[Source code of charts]
+-------+

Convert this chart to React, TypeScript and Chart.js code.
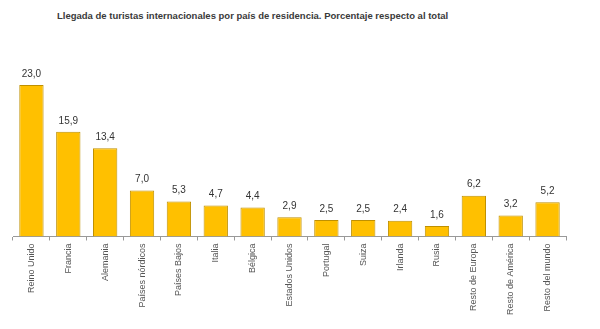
import React, { useEffect, useRef } from "react";
import { Chart, registerables } from "chart.js";

Chart.register(...registerables);

const categories = [
  "Reino Unido",
  "Francia",
  "Alemania",
  "Países nórdicos",
  "Países Bajos",
  "Italia",
  "Bélgica",
  "Estados Unidos",
  "Portugal",
  "Suiza",
  "Irlanda",
  "Rusia",
  "Resto de Europa",
  "Resto de América",
  "Resto del mundo",
];

const values = [23.0, 15.9, 13.4, 7.0, 5.3, 4.7, 4.4, 2.9, 2.5, 2.5, 2.4, 1.6, 6.2, 3.2, 5.2];

const titleText =
  "Llegada de turistas internacionales por país de residencia. Porcentaje respecto al total";

const valueLabelPlugin = {
  id: "valueLabels",
  afterDatasetsDraw(chart: any) {
    const ctx = chart.ctx;
    const meta = chart.getDatasetMeta(0);
    ctx.save();
    ctx.font = "10px 'Liberation Sans', Arial, sans-serif";
    ctx.fillStyle = "#333333";
    ctx.textAlign = "center";
    ctx.textBaseline = "bottom";
    meta.data.forEach((bar: any, i: number) => {
      const v = values[i].toFixed(1).replace(".", ",");
      ctx.fillText(v, bar.x, bar.y - 6);
    });
    ctx.restore();
  },
};

export default function App() {
  const canvasRef = useRef<HTMLCanvasElement | null>(null);

  useEffect(() => {
    if (!canvasRef.current) return;
    const chart = new Chart(canvasRef.current, {
      type: "bar",
      data: {
        labels: categories,
        datasets: [
          {
            data: values,
            backgroundColor: "#FFC000",
            borderColor: "#BF9000",
            borderWidth: 1,
            barPercentage: 0.66,
            categoryPercentage: 1,
          },
        ],
      },
      options: {
        responsive: false,
        animation: false,
        devicePixelRatio: 1,
        layout: { padding: { left: 13, right: 34, top: 60, bottom: 11 } },
        plugins: {
          legend: { display: false },
          title: { display: false },
          tooltip: { enabled: false },
        },
        scales: {
          x: {
            grid: {
              display: true,
              drawOnChartArea: false,
              offset: true,
              tickLength: 4,
              color: "#999999",
            },
            border: { display: true, color: "#999999" },
            ticks: {
              maxRotation: 90,
              minRotation: 90,
              autoSkip: false,
              padding: 3,
              color: "#555555",
              font: { family: "'Liberation Sans', Arial, sans-serif", size: 9 },
            },
          },
          y: {
            display: false,
            min: 0,
            max: 26.8,
          },
        },
      },
      plugins: [valueLabelPlugin],
    });
    return () => chart.destroy();
  }, []);

  return (
    <div style={{ position: "absolute", left: 0, top: 0, width: 600, height: 329, background: "#ffffff" }}>
      <div
        style={{
          position: "absolute",
          left: 57,
          top: 10,
          fontFamily: "'Liberation Sans', Arial, sans-serif",
          fontSize: 9.5,
          fontWeight: "bold",
          color: "#3a3a3a",
          whiteSpace: "nowrap",
        }}
      >
        {titleText}
      </div>
      <canvas ref={canvasRef} width={600} height={329} style={{ position: "absolute", left: 0, top: 0 }} />
    </div>
  );
}
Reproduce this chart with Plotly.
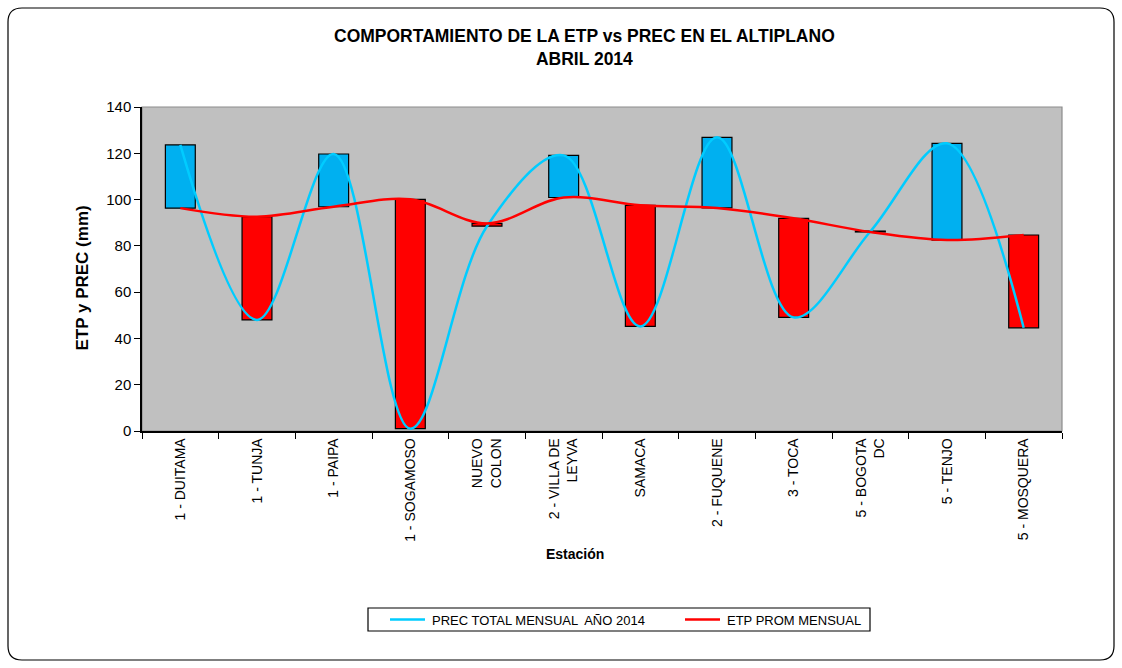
import plotly.graph_objects as go

estaciones = ["1 - DUITAMA", "1 - TUNJA", "1 - PAIPA", "1 - SOGAMOSO", "NUEVO<br>COLON",
              "2 - VILLA DE<br>LEYVA", "SAMACA", "2 - FUQUENE", "3 - TOCA", "5 - BOGOTA<br>DC",
              "5 - TENJO", "5 - MOSQUERA"]
prec = [123.6, 48.0, 119.7, 1.0, 88.5, 119.1, 45.2, 126.9, 49.1, 86.2, 124.3, 44.6]
etp = [96.3, 92.6, 96.9, 100.1, 89.7, 100.9, 97.5, 96.4, 91.9, 86.0, 82.5, 84.7]
series_names = ["PREC TOTAL MENSUAL  AÑO 2014", "ETP PROM MENSUAL"]
series_colors = ["#00CCFF", "#FF0000"]

FONT = "Liberation Sans, Arial, sans-serif"
L, R, T, B = 142, 60, 107, 237
W, H = 1122, 668
pw, ph = W - L - R, H - T - B

def px(x):
    return (x - L) / pw

def py(y):
    return (H - B - y) / ph

base = [min(p, e) for p, e in zip(prec, etp)]
diff = [max(abs(p - e), 0.4) for p, e in zip(prec, etp)]
colors = []
for p, e in zip(prec, etp):
    if abs(p - e) < 0.5:
        colors.append("#000000")
    elif p > e:
        colors.append("#00B0F0")
    else:
        colors.append("#FF0000")

fig = go.Figure()
fig.add_trace(go.Bar(x=estaciones, y=diff, base=base, marker=dict(color=colors, line=dict(color="#000000", width=1.2)),
                     width=0.39, showlegend=False, hoverinfo="skip"))
fig.add_trace(go.Scatter(x=estaciones, y=prec, mode="lines", name=series_names[0], showlegend=False,
                         line=dict(color=series_colors[0], width=2.5, shape="spline", smoothing=1.0)))
fig.add_trace(go.Scatter(x=estaciones, y=etp, mode="lines", name=series_names[1], showlegend=False,
                         line=dict(color=series_colors[1], width=2.5, shape="spline", smoothing=1.0)))

# outer rounded frame
x0, x1, y0, y1, r = 8, 1114, 8, 660, 14
pts = [
    f"M {px(x0 + r)},{py(y0)}",
    f"L {px(x1 - r)},{py(y0)}",
    f"Q {px(x1)},{py(y0)} {px(x1)},{py(y0 + r)}",
    f"L {px(x1)},{py(y1 - r)}",
    f"Q {px(x1)},{py(y1)} {px(x1 - r)},{py(y1)}",
    f"L {px(x0 + r)},{py(y1)}",
    f"Q {px(x0)},{py(y1)} {px(x0)},{py(y1 - r)}",
    f"L {px(x0)},{py(y0 + r)}",
    f"Q {px(x0)},{py(y0)} {px(x0 + r)},{py(y0)} Z",
]
fig.add_shape(type="path", path=" ".join(pts), xref="paper", yref="paper",
              line=dict(color="#000000", width=1.2), layer="below")
# plot area border (gray)
fig.add_shape(type="rect", x0=0, x1=1, y0=0, y1=1, xref="paper", yref="paper",
              line=dict(color="#8C8C8C", width=1.2), layer="below")

# manual legend
fig.add_shape(type="rect", x0=px(368), x1=px(870), y0=py(631), y1=py(608), xref="paper", yref="paper",
              line=dict(color="#000000", width=1.2), fillcolor="#FFFFFF")
annotations = [
    dict(text="<b>COMPORTAMIENTO DE LA ETP vs PREC EN EL ALTIPLANO<br>ABRIL 2014</b>",
         x=px(584), y=py(47), xref="paper", yref="paper", xanchor="center", yanchor="middle",
         showarrow=False, font=dict(family=FONT, size=17.5)),
    dict(text="<b>ETP y PREC (mm)</b>", x=px(70), y=py(278), xref="paper", yref="paper",
         textangle=-90, showarrow=False, font=dict(family=FONT, size=17)),
    dict(text="<b>Estación</b>", x=px(575), y=py(564), xref="paper", yref="paper",
         showarrow=False, font=dict(family=FONT, size=14)),
]
for (lx0, lx1, tx), name, col in zip([(390, 425, 430), (685, 720, 725)], series_names, series_colors):
    fig.add_shape(type="line", x0=px(lx0), x1=px(lx1), y0=py(619.5), y1=py(619.5), xref="paper", yref="paper",
                  line=dict(color=col, width=2.5))
    annotations.append(dict(text=name, x=px(tx), y=py(620), xref="paper", yref="paper", xanchor="left",
                            yanchor="middle", showarrow=False, font=dict(family=FONT, size=13)))

fig.update_layout(
    width=W, height=H,
    margin=dict(l=L, r=R, t=T, b=B),
    paper_bgcolor="#FFFFFF",
    plot_bgcolor="#C0C0C0",
    font=dict(family=FONT, size=14, color="#000000"),
    showlegend=False,
    annotations=annotations,
)
fig.update_xaxes(type="category", tickangle=-90, tickson="boundaries", ticks="outside", ticklen=6,
                 tickcolor="#000000", showline=True, linecolor="#000000", linewidth=1.5,
                 showgrid=False, tickfont=dict(family=FONT, size=14), range=[-0.5, 11.5])
fig.update_yaxes(range=[0, 140], dtick=20, ticks="outside", ticklen=6, tickcolor="#000000",
                 showline=True, linecolor="#000000", linewidth=1.5, showgrid=False, zeroline=False,
                 tickfont=dict(family=FONT, size=15))

fig.write_html("out.html", config={"displayModeBar": False},
               post_script="document.body.style.margin='0px';")
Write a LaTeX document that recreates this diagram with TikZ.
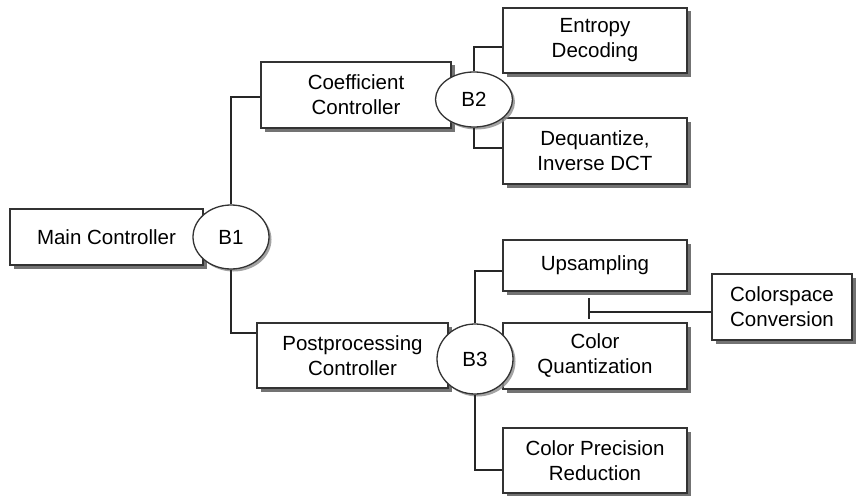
\documentclass[tikz,border=0pt]{standalone}
\usepackage{fontspec}
\setmainfont{Liberation Sans}
\usetikzlibrary{shadows,shapes.geometric}

\tikzset{
  block/.style={draw=black!80, line width=1.3pt, fill=white, align=center,
    inner sep=0pt, drop shadow={shadow xshift=3.5pt, shadow yshift=-3.5pt, fill=black!55, opacity=1}},
  bus/.style={draw=black!80, line width=1.3pt, fill=white, ellipse, inner sep=0pt,
    drop shadow={shadow xshift=2.5pt, shadow yshift=-2.5pt, fill=black!45, opacity=0.8}},
  wire/.style={black!85, line width=1.2pt}
}

\begin{document}
\begin{tikzpicture}[x=1pt, y=-1pt, font=\fontsize{20.5}{25}\selectfont]
\useasboundingbox (0,0) rectangle (856,495);

\node[block, minimum width=193pt, minimum height=56pt] (main) at (106.5, 237) {Main Controller};
\node[block, minimum width=190pt, minimum height=66pt] (coef) at (356, 95) {Coefficient\\Controller};
\node[block, minimum width=191pt, minimum height=65pt] (post) at (352.5, 355.5) {Postprocessing\\Controller};

\node[block, minimum width=184pt, minimum height=65pt] (entropy) at (595, 40.5) {Entropy\\Decoding};
\node[block, minimum width=184pt, minimum height=66pt] (dequant) at (595, 151) {Dequantize,\\Inverse DCT};
\node[block, minimum width=184pt, minimum height=51pt] (upsamp) at (595, 265.5) {Upsampling};
\node[block, minimum width=184pt, minimum height=66pt] (quant) at (595, 356) {Color\\Quantization};
\node[block, minimum width=184pt, minimum height=65pt] (precis) at (595, 460.5) {Color Precision\\Reduction};
\node[block, minimum width=140pt, minimum height=66pt] (cspace) at (782, 307) {Colorspace\\Conversion};

\node[bus, minimum width=76pt, minimum height=64pt] (b1) at (231, 237) {B1};
\node[bus, minimum width=77pt, minimum height=55pt] (b2) at (474, 99.5) {B2};
\node[bus, minimum width=76pt, minimum height=70pt] (b3) at (475, 359) {B3};

\draw[wire] (b1.north) |- ([yshift=-2pt]coef.west);
\draw[wire] (b1.south) |- ([yshift=22.5pt]post.west);

\draw[wire] (b2.north) |- ([yshift=-6.5pt]entropy.west);
\draw[wire] (b2.south) |- ([yshift=3pt]dequant.west);

\draw[wire] (b3.north) |- ([yshift=-5.5pt]upsamp.west);
\draw[wire] (b3.south) |- ([yshift=-9.5pt]precis.west);

\coordinate (tee) at (589, 312);
\draw[wire] ([yshift=-5pt]cspace.west) -- (tee);
\draw[wire] ([yshift=14pt]tee) -- ([yshift=-7pt]tee);
\end{tikzpicture}
\end{document}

+-------+

### Exercise requirements
Copy only what runs above from the line containing "Write a LaTeX" through the line containing "(0,0) rectangle (856,495);", exactly. Leave out the pictures.

### Task solution
Write a LaTeX document that recreates this diagram with TikZ.
\documentclass[tikz,border=0pt]{standalone}
\usepackage{fontspec}
\setmainfont{Liberation Sans}
\usetikzlibrary{shadows,shapes.geometric}

\tikzset{
  block/.style={draw=black!80, line width=1.3pt, fill=white, align=center,
    inner sep=0pt, drop shadow={shadow xshift=3.5pt, shadow yshift=-3.5pt, fill=black!55, opacity=1}},
  bus/.style={draw=black!80, line width=1.3pt, fill=white, ellipse, inner sep=0pt,
    drop shadow={shadow xshift=2.5pt, shadow yshift=-2.5pt, fill=black!45, opacity=0.8}},
  wire/.style={black!85, line width=1.2pt}
}

\begin{document}
\begin{tikzpicture}[x=1pt, y=-1pt, font=\fontsize{20.5}{25}\selectfont]
\useasboundingbox (0,0) rectangle (856,495);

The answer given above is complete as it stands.